30. August 2017, Regensburg: Die Prostituierte Lica L. (33) wird nachts von ihrem Kunden Souleymane T. (21) erwürgt. Er türmt mit ihrem Geld (150 Euro) und dem Handy. Es stellt sich heraus: Der Täter aus Mali hatte am 31. März 2017 Asyl beantragt. Der Antrag wurde am 20. Juni abgelehnt. Die Behörden konnten den Mann nicht abschieben, weil erst Ersatzpapiere beantragt werden mußten. So lange wurde seine Duldung immer wieder verlängert. Im Mordprozeß behauptet der Angeklagte jetzt, er stamme aus Burkina Faso.


5. September 2017: Die 60 Jahre alte Susanne F. macht sich aus einem Biergarten im Berliner Tiergarten gegen 22 Uhr auf den Heimweg, doch die Kunsthistorikerin kommt nie zu Hause an. Drei Tage später findet die Polizei ihre Leiche. Sie wurde erwürgt und ausgeraubt. Der mutmaßliche Täter: Ilyas A., ein 18 Jahre alter russischer Staatsbürger aus Tschetschenien. 2014 war er mit seiner Familie nach Polen abgeschoben worden, kehrte von dort aber wieder zurück, beantragte Asyl und erhielt eine Duldung. Wegen Diebstahls- und Raubdelikten wurde er zu eineinhalb Jahren Haft verurteilt. Danach sollte er abgeschoben werden, wogegen er Rechtsmittel einlegte.

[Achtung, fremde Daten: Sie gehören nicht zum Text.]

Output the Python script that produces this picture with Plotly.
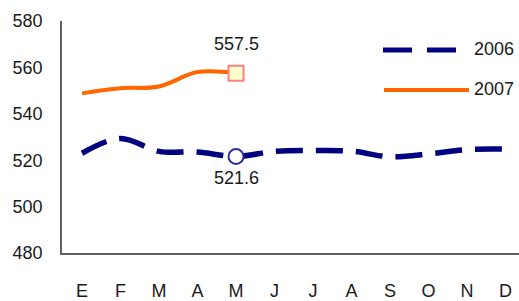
import plotly.graph_objects as go

months = ["E", "F", "M", "A", "M", "J", "J", "A", "S", "O", "N", "D"]
x_idx = list(range(len(months)))
v2006 = [523.0, 529.4, 523.8, 523.5, 521.6, 523.8, 524.2, 523.9, 521.5, 522.7, 524.6, 524.8]
v2007 = [548.8, 551.0, 551.8, 558.0, 557.5]
y_ticks = [480, 500, 520, 540, 560, 580]
hi = 4  # highlighted month index

FONT = "Liberation Sans, Arial, sans-serif"
FS = 18
TXT = "#1a1a1a"
NAVY = "#000080"
ORANGE = "#FF6600"

L, R, T, B = 62, 0, 21, 48
W, H = 519, 301
PW, PH = W - L - R, H - T - B


def px(xp):
    return (xp - L) / PW


def py(yp):
    return (H - B - yp) / PH


fig = go.Figure()
fig.add_trace(go.Scatter(
    x=x_idx, y=v2006, mode="lines", name="2006",
    line=dict(color=NAVY, width=5.5, dash="27px,13px", shape="spline", smoothing=1.0),
    showlegend=False, hoverinfo="skip"))
fig.add_trace(go.Scatter(
    x=x_idx[:len(v2007)], y=v2007, mode="lines", name="2007",
    line=dict(color=ORANGE, width=4, shape="spline", smoothing=1.0),
    showlegend=False, hoverinfo="skip"))
fig.add_trace(go.Scatter(
    x=[x_idx[hi]], y=[v2006[hi]], mode="markers", showlegend=False, hoverinfo="skip",
    marker=dict(symbol="circle", size=15, color="white", line=dict(color="#2E2E9E", width=2))))
fig.add_trace(go.Scatter(
    x=[x_idx[hi]], y=[v2007[hi]], mode="markers", showlegend=False, hoverinfo="skip",
    marker=dict(symbol="square", size=15, color="#FFFFCC", line=dict(color="#FF8080", width=2))))

fig.add_annotation(x=x_idx[hi], y=v2007[hi], text=f"{v2007[hi]}", showarrow=False,
                   yshift=29, font=dict(family=FONT, size=FS, color=TXT))
fig.add_annotation(x=x_idx[hi], y=v2006[hi], text=f"{v2006[hi]}", showarrow=False,
                   yshift=-22, font=dict(family=FONT, size=FS, color=TXT))

# legend (custom, Excel-like long samples)
fig.add_shape(type="line", xref="paper", yref="paper", x0=px(383), x1=px(456),
              y0=py(50), y1=py(50), line=dict(color=NAVY, width=5, dash="29px,15px"))
fig.add_shape(type="line", xref="paper", yref="paper", x0=px(384), x1=px(469),
              y0=py(90), y1=py(90), line=dict(color=ORANGE, width=4))
fig.add_annotation(xref="paper", yref="paper", x=px(472), y=py(49), text="2006",
                   showarrow=False, xanchor="left", yanchor="middle",
                   font=dict(family=FONT, size=FS, color=TXT))
fig.add_annotation(xref="paper", yref="paper", x=px(472), y=py(89), text="2007",
                   showarrow=False, xanchor="left", yanchor="middle",
                   font=dict(family=FONT, size=FS, color=TXT))

fig.update_layout(
    width=W, height=H,
    margin=dict(l=L, r=R, t=T, b=B),
    paper_bgcolor="white", plot_bgcolor="white",
    showlegend=False,
    font=dict(family=FONT, size=FS, color=TXT),
)
fig.update_xaxes(
    range=[-0.52, 11.35], tickvals=x_idx, ticktext=months, automargin=False,
    showgrid=False, zeroline=False, showline=True, linecolor="#606060", linewidth=1.5,
    ticks="", ticklabelstandoff=21, tickfont=dict(family=FONT, size=FS, color=TXT))
fig.update_yaxes(
    range=[480, 580], tickvals=y_ticks, automargin=False,
    showgrid=False, zeroline=False, showline=True, linecolor="#606060", linewidth=1.5,
    ticks="", ticklabelstandoff=14, tickfont=dict(family=FONT, size=FS, color=TXT))

fig.write_html(
    "out.html",
    config={"displayModeBar": False},
    post_script="document.body.style.margin='0';document.body.style.overflow='hidden';",
)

27. Dezember 2017, Kandel: Die Schülerin Mia V. (15) wird von ihrem Ex-Freund, Abdul D., bis in einen Drogeriemarkt verfolgt. Dort sticht er um 15.20 Uhr mehrfach auf die Schülerin ein. Abdul D. stammt aus Afghanistan und kam im April 2016 nach Deutschland. Hier lebte er als minderjähriger unbegleiteter Flüchtling. Angeblich soll er zum Tatzeitpunkt 15 Jahre alt gewesen sein, Gutachter schätzen sein Alter auf 20 Jahre.


12. März 2018: Die 17 Jahre alte deutsche Auszubildende Mireille B. wird in Flensburg mit mehreren Messerstichen getötet. Der mutmaßliche Täter, Ahmad G. (18), kam als unbegleiteter minderjähriger Flüchtling 2015 aus Afghanistan nach Deutschland. Sein Asylantrag war in der Zwischenzeit abgelehnt worden, gegen seine Ausweisung klagte er. Täter und Opfer kannten sich. Eine Freundin des Opfers berichtete, daß es vor der Tat öfter zum Streit zwischen Mireille und dem Afghanen kam, weil die junge Frau sich weigerte, Kopftuch zu tragen. 

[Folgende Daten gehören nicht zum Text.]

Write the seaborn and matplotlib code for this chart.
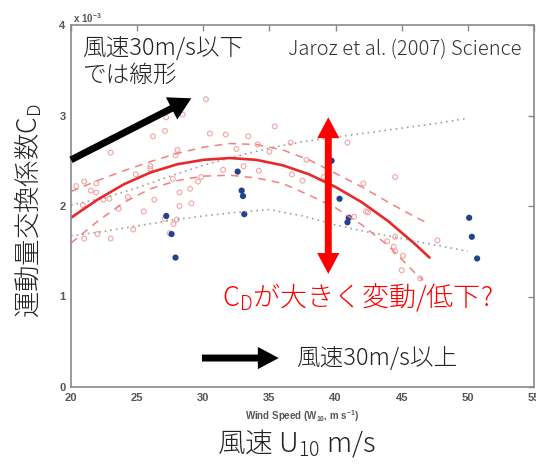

3. Mai 2018: Die 84jährige Maria M. wird tot in ihrer Wohnung im Berliner Stadtteil Prenzlauer Berg gefunden – sie wurde mit ihrem Rollator erschlagen. Als mutmaßlichen Täter nimmt die Polizei den 23jährigen Asylbewerber Bernhard N. aus Kamerun fest. Der Mann stellt 2012 einen Asylantrag in Belgien, der 2015 abgelehnt wurde. Anschließend reiste er illegal nach Deutschland ein und stellte vermutlich mit einer falschen Identität einen weiteren Asylantrag. Er soll wegen Diebstahl, Drogenhandel, Körperverletzungen sowie sexuellen Belästigungen mehrfach vorbestraft sein.